- Aim -
Give back exactly the lines from the beginning of the listing below to the line holding "4, 4.25, 4.5];", both ends included; the pictures stay out.

- Provided data -
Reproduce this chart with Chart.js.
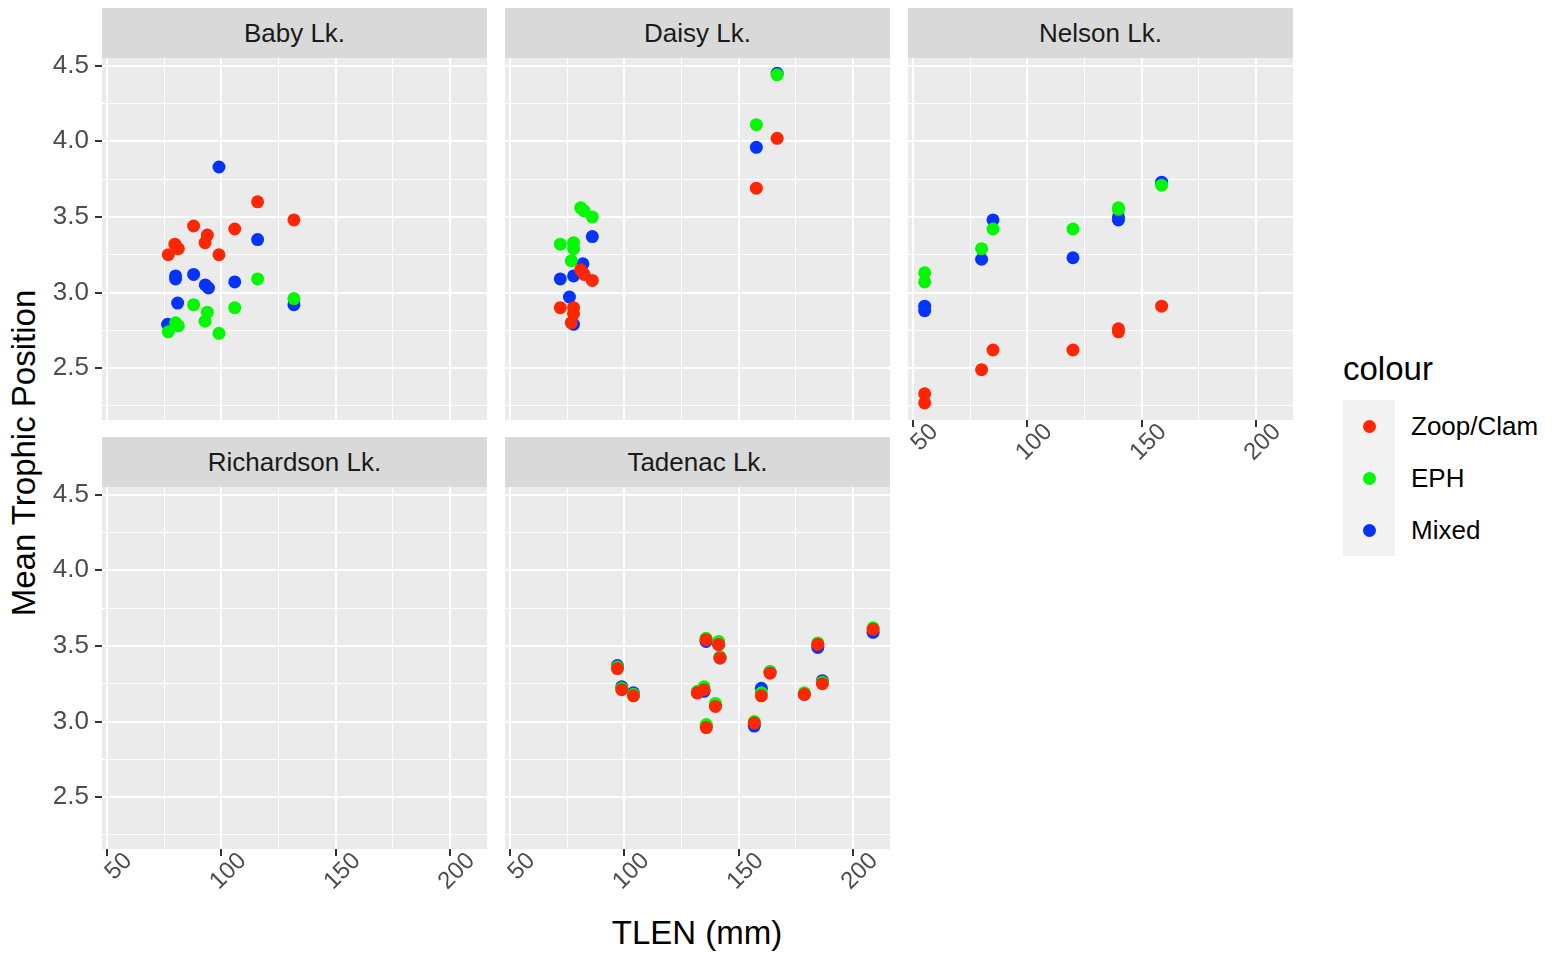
<!DOCTYPE html>
<html>
<head>
<meta charset="utf-8">
<title>Mean Trophic Position by TLEN</title>
<script src="https://cdn.jsdelivr.net/npm/chart.js@4.4.0/dist/chart.umd.min.js"></script>
<style>
  body { margin: 0; background: #ffffff; font-family: "Liberation Sans", Arial, Helvetica, sans-serif; }
  #fig { position: relative; width: 1556px; height: 953px; overflow: hidden; background: #ffffff; }
  #fig canvas { position: absolute; }
  .strip { position: absolute; height: 50px; width: 385px; background: #D9D9D9; color: #1A1A1A;
           font-size: 26px; display: flex; align-items: center; justify-content: center; }
  .axis-title { position: absolute; font-size: 33px; color: #000000; white-space: nowrap; }
  #ytitle { left: 24px; top: 453px; transform: translate(-50%, -50%) rotate(-90deg); }
  #xtitle { left: 697px; top: 933px; transform: translate(-50%, -50%); }
  #legend { position: absolute; left: 1343px; top: 351px; }
  #legend .title { font-size: 33px; color: #000; height: 49px; line-height: 36px; }
  #legend .row { position: relative; height: 52px; }
  #legend .key { position: absolute; left: 0; top: 0; width: 52px; height: 52px; background: #F2F2F2; }
  #legend .dot { position: absolute; left: 19.5px; top: 19.5px; width: 13px; height: 13px; border-radius: 50%; }
  #legend .label { position: absolute; left: 68px; top: 0; height: 52px; line-height: 52px; font-size: 26px; color: #000; }
</style>
</head>
<body>
<div id="fig">
  <div id="ytitle" class="axis-title">Mean Trophic Position</div>
  <div id="xtitle" class="axis-title">TLEN (mm)</div>
  <div id="legend"></div>
</div>
<script>
// Series (legend order) and colours
const seriesNames = ['Zoop/Clam', 'EPH', 'Mixed'];
const seriesColors = ['#FF2600', '#00F900', '#0433FF'];

// Axis ranges and ticks (shared by all facets)
const xRange = [47.7, 216.2];
const yRange = [2.157, 4.551];
const xTickValues = [50, 75, 100, 125, 150, 175, 200];
const yTickValues = [2.25, 2.5, 2.75, 3, 3.25, 3.5, 3.75, 4, 4.25, 4.5];

// [TLEN, mean trophic position]
const babyZoop = [[115.8,3.60],[131.7,3.48],[87.8,3.44],[105.8,3.42],[93.8,3.38],[92.8,3.33],[79.6,3.32],[81.1,3.29],[76.7,3.25],[98.9,3.25]];
const babyEph = [[115.8,3.09],[131.7,2.96],[87.8,2.92],[105.8,2.90],[93.8,2.87],[92.8,2.81],[79.9,2.80],[81.1,2.78],[76.7,2.74],[98.9,2.73]];
const babyMixed = [[98.9,3.83],[115.8,3.35],[79.9,3.11],[79.9,3.09],[87.8,3.12],[92.9,3.05],[94.3,3.03],[105.8,3.07],[80.8,2.93],[131.7,2.92],[76.4,2.79]];

const daisyZoop = [[166.8,4.02],[157.7,3.69],[80.8,3.15],[82.3,3.12],[85.9,3.08],[71.9,2.90],[77.7,2.90],[77.7,2.86],[76.7,2.80]];
const daisyEph = [[166.8,4.44],[157.7,4.11],[80.8,3.56],[82.3,3.54],[85.9,3.50],[71.9,3.32],[77.7,3.33],[77.7,3.29],[76.7,3.21]];
const daisyMixed = [[166.8,4.45],[157.7,3.96],[85.9,3.37],[81.8,3.19],[77.7,3.11],[71.9,3.09],[75.9,2.97],[77.7,2.79]];

const nelsonZoop = [[55.0,2.33],[55.0,2.27],[79.9,2.49],[84.9,2.62],[119.9,2.62],[139.8,2.76],[139.8,2.74],[158.7,2.91]];
const nelsonEph = [[55.0,3.13],[55.0,3.07],[79.9,3.29],[84.9,3.42],[119.9,3.42],[139.8,3.56],[139.8,3.55],[158.7,3.71]];
const nelsonMixed = [[55.0,2.91],[55.0,2.88],[79.9,3.22],[84.9,3.48],[119.9,3.23],[139.8,3.48],[139.8,3.50],[158.7,3.73]];

const richardsonZoop = [];
const richardsonEph = [];
const richardsonMixed = [];

const tadenacZoop = [[208.8,3.61],[184.6,3.51],[135.7,3.54],[141.2,3.51],[141.8,3.42],[96.9,3.35],[98.8,3.21],[103.9,3.17],[131.9,3.19],[134.8,3.21],[139.8,3.10],[135.8,2.96],[156.8,2.99],[159.9,3.17],[163.7,3.32],[178.7,3.18],[186.6,3.25]];
const tadenacEph = [[208.8,3.62],[184.6,3.52],[135.7,3.55],[141.2,3.53],[141.8,3.43],[96.9,3.36],[98.8,3.22],[103.9,3.18],[131.9,3.20],[134.8,3.23],[139.8,3.12],[135.8,2.98],[156.8,3.00],[159.9,3.19],[163.7,3.33],[178.7,3.19],[186.6,3.26]];
const tadenacMixed = [[208.8,3.59],[184.6,3.49],[135.7,3.53],[141.2,3.51],[141.8,3.42],[96.9,3.37],[98.8,3.23],[103.9,3.19],[131.9,3.19],[134.8,3.20],[139.8,3.11],[135.8,2.97],[156.8,2.97],[159.9,3.22],[163.7,3.33],[178.7,3.18],[186.6,3.27]];

// Facet layout: plot area position in the page
const panels = [
  { name: 'Baby Lk.',       left: 102, top: 58,  series: [babyZoop, babyEph, babyMixed],                   yLabels: true,  xLabels: false },
  { name: 'Daisy Lk.',      left: 505, top: 58,  series: [daisyZoop, daisyEph, daisyMixed],                yLabels: false, xLabels: false },
  { name: 'Nelson Lk.',     left: 908, top: 58,  series: [nelsonZoop, nelsonEph, nelsonMixed],             yLabels: false, xLabels: true },
  { name: 'Richardson Lk.', left: 102, top: 487, series: [richardsonZoop, richardsonEph, richardsonMixed],  yLabels: true,  xLabels: true },
  { name: 'Tadenac Lk.',    left: 505, top: 487, series: [tadenacZoop, tadenacEph, tadenacMixed],          yLabels: false, xLabels: true }
];

const PANEL_W = 385;
const PANEL_H = 362;
const STRIP_H = 50;
const FONT = '"Liberation Sans", Arial, Helvetica, sans-serif';

Chart.defaults.font.family = FONT;

function isMajorX(v) { return v % 50 === 0; }
function isMajorY(v) { return Math.abs(v * 2 - Math.round(v * 2)) < 1e-6; }

// grey panel background behind the grid
const panelBackground = {
  id: 'panelBackground',
  beforeDraw(chart) {
    const a = chart.chartArea;
    const ctx = chart.ctx;
    ctx.save();
    ctx.fillStyle = '#EBEBEB';
    ctx.fillRect(a.left, a.top, a.right - a.left, a.bottom - a.top);
    ctx.restore();
  }
};

function makePanel(p) {
  const fig = document.getElementById('fig');
  const yW = p.yLabels ? 100 : 20;
  const xH = p.xLabels ? 60 : 0;
  const padTop = 12;

  const strip = document.createElement('div');
  strip.className = 'strip';
  strip.style.left = p.left + 'px';
  strip.style.top = (p.top - STRIP_H) + 'px';
  strip.textContent = p.name;
  fig.appendChild(strip);

  const canvas = document.createElement('canvas');
  canvas.width = yW + PANEL_W;
  canvas.height = padTop + PANEL_H + xH;
  canvas.style.left = (p.left - yW) + 'px';
  canvas.style.top = (p.top - padTop) + 'px';
  fig.appendChild(canvas);

  const datasets = p.series.map((pts, i) => ({
    label: seriesNames[i],
    data: pts.map(d => ({ x: d[0], y: d[1] })),
    backgroundColor: seriesColors[i],
    pointBackgroundColor: seriesColors[i],
    pointBorderWidth: 0,
    pointRadius: 6.5,
    showLine: false
  }));

  new Chart(canvas, {
    type: 'scatter',
    data: { datasets: datasets },
    plugins: [panelBackground],
    options: {
      responsive: false,
      devicePixelRatio: 1,
      animation: false,
      events: [],
      layout: { autoPadding: false, padding: { top: padTop, left: 0, right: 0, bottom: 0 } },
      plugins: { legend: { display: false }, tooltip: { enabled: false } },
      scales: {
        x: {
          type: 'linear',
          min: xRange[0],
          max: xRange[1],
          afterBuildTicks: scale => { scale.ticks = xTickValues.map(v => ({ value: v })); },
          afterFit: scale => {
            scale.height = xH;
            scale.paddingLeft = 0; scale.paddingRight = 0;
            scale.paddingTop = 0; scale.paddingBottom = 0;
          },
          border: { display: false },
          grid: {
            color: '#FFFFFF',
            lineWidth: c => (c.tick && isMajorX(c.tick.value)) ? 2 : 1,
            drawTicks: p.xLabels,
            tickLength: 7,
            tickWidth: 2,
            tickColor: c => (c.tick && isMajorX(c.tick.value)) ? '#333333' : 'rgba(0,0,0,0)'
          },
          ticks: {
            display: p.xLabels,
            autoSkip: false,
            minRotation: 45,
            maxRotation: 45,
            padding: -9,
            labelOffset: 21,
            color: '#4D4D4D',
            font: { size: 24, family: FONT },
            callback: v => isMajorX(v) ? String(v) : ''
          }
        },
        y: {
          type: 'linear',
          min: yRange[0],
          max: yRange[1],
          afterBuildTicks: scale => { scale.ticks = yTickValues.map(v => ({ value: v })); },
          afterFit: scale => {
            scale.width = yW;
            scale.paddingLeft = 0; scale.paddingRight = 0;
            scale.paddingTop = 0; scale.paddingBottom = 0;
          },
          border: { display: false },
          grid: {
            color: '#FFFFFF',
            lineWidth: c => (c.tick && isMajorY(c.tick.value)) ? 2 : 1,
            drawTicks: p.yLabels,
            tickLength: 7,
            tickWidth: 2,
            tickColor: c => (c.tick && isMajorY(c.tick.value)) ? '#333333' : 'rgba(0,0,0,0)'
          },
          ticks: {
            display: p.yLabels,
            autoSkip: false,
            padding: 6,
            color: '#4D4D4D',
            font: { size: 26, family: FONT },
            callback: v => isMajorY(v) ? v.toFixed(1) : ''
          }
        }
      }
    }
  });
}

panels.forEach(makePanel);

// legend
const legend = document.getElementById('legend');
const lt = document.createElement('div');
lt.className = 'title';
lt.textContent = 'colour';
legend.appendChild(lt);
seriesNames.forEach((name, i) => {
  const row = document.createElement('div');
  row.className = 'row';
  row.innerHTML = '<div class="key"><div class="dot" style="background:' + seriesColors[i] + '"></div></div>' +
                  '<div class="label">' + name + '</div>';
  legend.appendChild(row);
});
</script>
</body>
</html>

- Solution to this task -
Reproduce this chart with Chart.js.
<!DOCTYPE html>
<html>
<head>
<meta charset="utf-8">
<title>Mean Trophic Position by TLEN</title>
<script src="https://cdn.jsdelivr.net/npm/chart.js@4.4.0/dist/chart.umd.min.js"></script>
<style>
  body { margin: 0; background: #ffffff; font-family: "Liberation Sans", Arial, Helvetica, sans-serif; }
  #fig { position: relative; width: 1556px; height: 953px; overflow: hidden; background: #ffffff; }
  #fig canvas { position: absolute; }
  .strip { position: absolute; height: 50px; width: 385px; background: #D9D9D9; color: #1A1A1A;
           font-size: 26px; display: flex; align-items: center; justify-content: center; }
  .axis-title { position: absolute; font-size: 33px; color: #000000; white-space: nowrap; }
  #ytitle { left: 24px; top: 453px; transform: translate(-50%, -50%) rotate(-90deg); }
  #xtitle { left: 697px; top: 933px; transform: translate(-50%, -50%); }
  #legend { position: absolute; left: 1343px; top: 351px; }
  #legend .title { font-size: 33px; color: #000; height: 49px; line-height: 36px; }
  #legend .row { position: relative; height: 52px; }
  #legend .key { position: absolute; left: 0; top: 0; width: 52px; height: 52px; background: #F2F2F2; }
  #legend .dot { position: absolute; left: 19.5px; top: 19.5px; width: 13px; height: 13px; border-radius: 50%; }
  #legend .label { position: absolute; left: 68px; top: 0; height: 52px; line-height: 52px; font-size: 26px; color: #000; }
</style>
</head>
<body>
<div id="fig">
  <div id="ytitle" class="axis-title">Mean Trophic Position</div>
  <div id="xtitle" class="axis-title">TLEN (mm)</div>
  <div id="legend"></div>
</div>
<script>
// Series (legend order) and colours
const seriesNames = ['Zoop/Clam', 'EPH', 'Mixed'];
const seriesColors = ['#FF2600', '#00F900', '#0433FF'];

// Axis ranges and ticks (shared by all facets)
const xRange = [47.7, 216.2];
const yRange = [2.157, 4.551];
const xTickValues = [50, 75, 100, 125, 150, 175, 200];
const yTickValues = [2.25, 2.5, 2.75, 3, 3.25, 3.5, 3.75, 4, 4.25, 4.5];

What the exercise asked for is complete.